In this Feb. 12, 2018 file photo, Arkansas Supreme Court Justice Courtney Goodson sits inside the House chamber while waiting on Gov. Asa Hutchinson to deliver his State of the State address in Little Rock. (AP Photo/Kelly P. Kissel)

6:55 P.M. UPDATE:

A judge in Washington County has issued a temporary restraining order to several television broadcasters, ordering them to stop airing ads against Supreme Court Justice Courtney Goodson that her lawyers claim are “false, misleading and defamatory.”

Washington County Circuit Judge Doug Martin issued the order Monday afternoon. Named in the suit were Tribune Broadcasting of Fort Smith, which operates KFSM and KXNW in northwest Arkansas; as well as Nexstar Broadcasting Inc, which owns the area’s KNWA and KLRT stations.

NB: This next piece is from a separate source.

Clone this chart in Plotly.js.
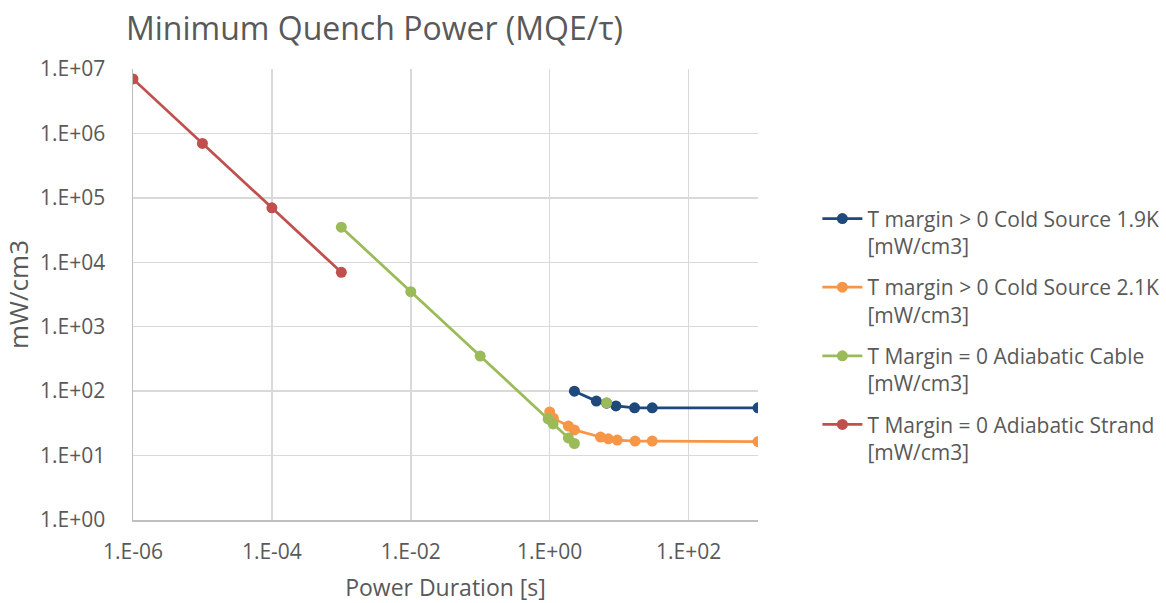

It was unclear if the judge’s order applied the company’s stations in central Arkansas, where a similar lawsuit has been filed.

Read Tuesday's Arkansas Democrat-Gazette for full details.

2 P.M. UPDATE:

Arkansas Supreme Court Justice Courtney Goodson and her re-election campaign have filed a lawsuit against several broadcasters, seeking to stop stations from airing what she calls “defamatory” ads.

The lawsuit named Little Rock's KATV as well as Nexstar Broadcasting Inc., the manager of KARK, KASN and KLRT-TV; Mission Broadcasting, which owns KFTA in Fort Smith; and Tenga, which owns KTHV. Comcast of Arkansas Inc. and Cox Media LLC were also listed as defendants.

The lawsuit was filed in Pulaski County Circuit Court about 1 p.m. Monday, with early voting in the judicial race already underway. The election will be held May 22.

The ads in question are funded by the Judicial Crisis Network, a conservative Washington, D.C.-based group that keeps its donors secret. In 30-second spots, Goodson is accused of having accepted high-priced gifts and seeking a raise.

In court papers, her attorneys say that justices salaries are requested by the court as a whole and that Goodson cannot say whether she supported the idea of asking for a raise. The lawsuit also says that Goodson recused herself from cases involving donors and gift-givers.

The lawsuit seeks a restraining order to stop the station from airing the ads.

Pulaski County Circuit Judge Chris Piazza has scheduled a hearing for 10 a.m. Friday in the case.

EARLIER:

A new political ad declaring Court of Appeals Judge Kenneth Hixson, a candidate for the Arkansas Supreme Court, “soft on crime,” has hit the state’s airwaves, attacking the judge for a 2-year-old case in which an imprisoned man’s conviction was overturned.

Hixson responded Monday morning, saying “dark money and special interest groups are trying to buy a seat on the Arkansas Supreme Court.”

The ad, which focuses on the case of Ramon Perez, was paid for the the Judicial Crisis Network, a conservative Washington, D.C.-based group that does not disclose the source of its funding for ads.

Perez was convicted in 2014 of raping a 12-year-old girl in Ward, but his sentence was tossed in early 2016 by a five-judge panel on the Arkansas Court of Appeals, which determined that prosecutors should not have been allowed to play tapes of the girl’s entire interview with police and that her testimony contained inconsistencies that could not be backed up by physical evidence.

Hixson wrote the majority opinion in the decision, which was agreed to by four of the panel’s five judges.

The ad claims that the case was thrown out on a technicality and that Perez is "still on the street threatening children everyday."

"The rule of law and the rights afforded under our constitution are not technicalities," Hixson said in a statement. "The rules apply to everyone and not just the few and the privileged."

The Judicial Crisis Network has also spent money on ads critical of another candidate in the race, Supreme Court Justice Courtney Goodson.

The third candidate in the race is David Sterling, a top attorney with the Department of Human Services who touts his “judicial conservatism.”